* **WHAT IS EXPECTED**
Copy out the listing in full, exactly as written, but not its pictures.

========

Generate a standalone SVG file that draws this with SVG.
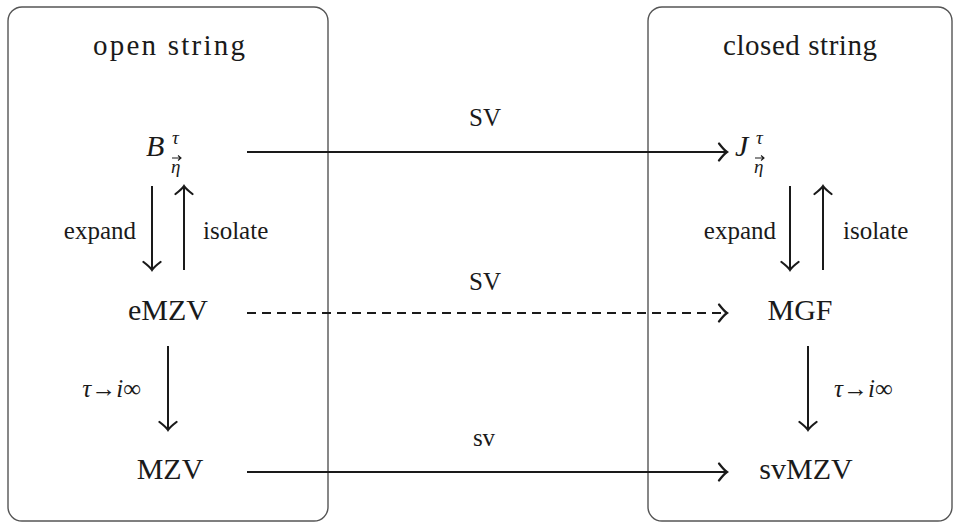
<svg xmlns="http://www.w3.org/2000/svg" width="960" height="528" viewBox="0 0 960 528" font-family="'Liberation Serif', 'DejaVu Serif', serif">
<defs>
<style>
text{fill:#1a1a1a}
.t{font-size:30px}
.h{font-size:29px}
.lab{font-size:25px}
.m{font-style:italic}
.box{fill:none;stroke:#555;stroke-width:1.4}
.c{fill:none;stroke:#1a1a1a;stroke-width:2}
.d{stroke-dasharray:9 6}
.va{fill:none;stroke:#1a1a1a;stroke-width:1.1}
</style>
<marker id="ah" markerWidth="12" markerHeight="20" viewBox="-10 -10 12 20" refX="0" refY="0" orient="auto" markerUnits="userSpaceOnUse">
<path d="M-8,-8.5 Q-3,-2 0,0 Q-3,2 -8,8.5" fill="none" stroke="#1a1a1a" stroke-width="2.2" stroke-linecap="round"/>
</marker>
</defs>
<g id="open-box"><rect class="box" x="8" y="7" width="320" height="514" rx="14"/><text class="h" x="169" y="55" text-anchor="middle" textLength="152" lengthAdjust="spacing">open string</text></g>
<g id="closed-box"><rect class="box" x="648" y="7" width="304" height="514" rx="14"/><text class="h" x="800" y="55" text-anchor="middle" textLength="154" lengthAdjust="spacing">closed string</text></g>
<g id="B"><text class="t m" x="146" y="156">B</text><text class="m" x="172" y="144" font-size="19">τ</text><text class="m" x="171" y="173" font-size="19">η</text><path class="va" d="M172,158 L181,158 M178,155.5 L181,158 L178,160.5"/></g>
<g id="J"><text class="t m" x="735" y="156">J</text><text class="m" x="756" y="144" font-size="19">τ</text><text class="m" x="754" y="173" font-size="19">η</text><path class="va" d="M755,158 L764,158 M761,155.5 L764,158 L761,160.5"/></g>
<g id="eMZV"><text class="t" x="168" y="320" text-anchor="middle">eMZV</text></g>
<g id="MGF"><text class="t" x="800" y="320" text-anchor="middle">MGF</text></g>
<g id="MZV"><text class="t" x="170" y="479" text-anchor="middle">MZV</text></g>
<g id="svMZV"><text class="t" x="806" y="479" text-anchor="middle">svMZV</text></g>
<g id="connectors">
<line class="c" x1="247" y1="152" x2="727" y2="152" marker-end="url(#ah)"/>
<text class="lab" x="485" y="126" text-anchor="middle">SV</text>
<line class="c d" x1="247" y1="313" x2="727" y2="313" marker-end="url(#ah)"/>
<text class="lab" x="485" y="290" text-anchor="middle">SV</text>
<line class="c" x1="247" y1="472" x2="727" y2="472" marker-end="url(#ah)"/>
<text class="lab" x="484" y="446" text-anchor="middle">sv</text>
<line class="c" x1="152" y1="186" x2="152" y2="270" marker-end="url(#ah)"/>
<line class="c" x1="184" y1="270" x2="184" y2="186" marker-end="url(#ah)"/>
<text class="lab" x="136" y="239" text-anchor="end">expand</text>
<text class="lab" x="203" y="239">isolate</text>
<line class="c" x1="790" y1="186" x2="790" y2="270" marker-end="url(#ah)"/>
<line class="c" x1="823" y1="270" x2="823" y2="186" marker-end="url(#ah)"/>
<text class="lab" x="776" y="239" text-anchor="end">expand</text>
<text class="lab" x="843" y="239">isolate</text>
<line class="c" x1="168" y1="346" x2="168" y2="430" marker-end="url(#ah)"/>
<text class="lab" x="141" y="397" text-anchor="end"><tspan class="m">τ</tspan>→<tspan class="m">i</tspan>∞</text>
<line class="c" x1="808" y1="346" x2="808" y2="430" marker-end="url(#ah)"/>
<text class="lab" x="834" y="397"><tspan class="m">τ</tspan>→<tspan class="m">i</tspan>∞</text>
</g>
</svg>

========

* **OUTPUT FOR THIS EXERCISE**
Generate a standalone SVG file that draws this with SVG.
<svg xmlns="http://www.w3.org/2000/svg" width="960" height="528" viewBox="0 0 960 528" font-family="'Liberation Serif', 'DejaVu Serif', serif">
<defs>
<style>
text{fill:#1a1a1a}
.t{font-size:30px}
.h{font-size:29px}
.lab{font-size:25px}
.m{font-style:italic}
.box{fill:none;stroke:#555;stroke-width:1.4}
.c{fill:none;stroke:#1a1a1a;stroke-width:2}
.d{stroke-dasharray:9 6}
.va{fill:none;stroke:#1a1a1a;stroke-width:1.1}
</style>
<marker id="ah" markerWidth="12" markerHeight="20" viewBox="-10 -10 12 20" refX="0" refY="0" orient="auto" markerUnits="userSpaceOnUse">
<path d="M-8,-8.5 Q-3,-2 0,0 Q-3,2 -8,8.5" fill="none" stroke="#1a1a1a" stroke-width="2.2" stroke-linecap="round"/>
</marker>
</defs>
<g id="open-box"><rect class="box" x="8" y="7" width="320" height="514" rx="14"/><text class="h" x="169" y="55" text-anchor="middle" textLength="152" lengthAdjust="spacing">open string</text></g>
<g id="closed-box"><rect class="box" x="648" y="7" width="304" height="514" rx="14"/><text class="h" x="800" y="55" text-anchor="middle" textLength="154" lengthAdjust="spacing">closed string</text></g>
<g id="B"><text class="t m" x="146" y="156">B</text><text class="m" x="172" y="144" font-size="19">τ</text><text class="m" x="171" y="173" font-size="19">η</text><path class="va" d="M172,158 L181,158 M178,155.5 L181,158 L178,160.5"/></g>
<g id="J"><text class="t m" x="735" y="156">J</text><text class="m" x="756" y="144" font-size="19">τ</text><text class="m" x="754" y="173" font-size="19">η</text><path class="va" d="M755,158 L764,158 M761,155.5 L764,158 L761,160.5"/></g>
<g id="eMZV"><text class="t" x="168" y="320" text-anchor="middle">eMZV</text></g>
<g id="MGF"><text class="t" x="800" y="320" text-anchor="middle">MGF</text></g>
<g id="MZV"><text class="t" x="170" y="479" text-anchor="middle">MZV</text></g>
<g id="svMZV"><text class="t" x="806" y="479" text-anchor="middle">svMZV</text></g>
<g id="connectors">
<line class="c" x1="247" y1="152" x2="727" y2="152" marker-end="url(#ah)"/>
<text class="lab" x="485" y="126" text-anchor="middle">SV</text>
<line class="c d" x1="247" y1="313" x2="727" y2="313" marker-end="url(#ah)"/>
<text class="lab" x="485" y="290" text-anchor="middle">SV</text>
<line class="c" x1="247" y1="472" x2="727" y2="472" marker-end="url(#ah)"/>
<text class="lab" x="484" y="446" text-anchor="middle">sv</text>
<line class="c" x1="152" y1="186" x2="152" y2="270" marker-end="url(#ah)"/>
<line class="c" x1="184" y1="270" x2="184" y2="186" marker-end="url(#ah)"/>
<text class="lab" x="136" y="239" text-anchor="end">expand</text>
<text class="lab" x="203" y="239">isolate</text>
<line class="c" x1="790" y1="186" x2="790" y2="270" marker-end="url(#ah)"/>
<line class="c" x1="823" y1="270" x2="823" y2="186" marker-end="url(#ah)"/>
<text class="lab" x="776" y="239" text-anchor="end">expand</text>
<text class="lab" x="843" y="239">isolate</text>
<line class="c" x1="168" y1="346" x2="168" y2="430" marker-end="url(#ah)"/>
<text class="lab" x="141" y="397" text-anchor="end"><tspan class="m">τ</tspan>→<tspan class="m">i</tspan>∞</text>
<line class="c" x1="808" y1="346" x2="808" y2="430" marker-end="url(#ah)"/>
<text class="lab" x="834" y="397"><tspan class="m">τ</tspan>→<tspan class="m">i</tspan>∞</text>
</g>
</svg>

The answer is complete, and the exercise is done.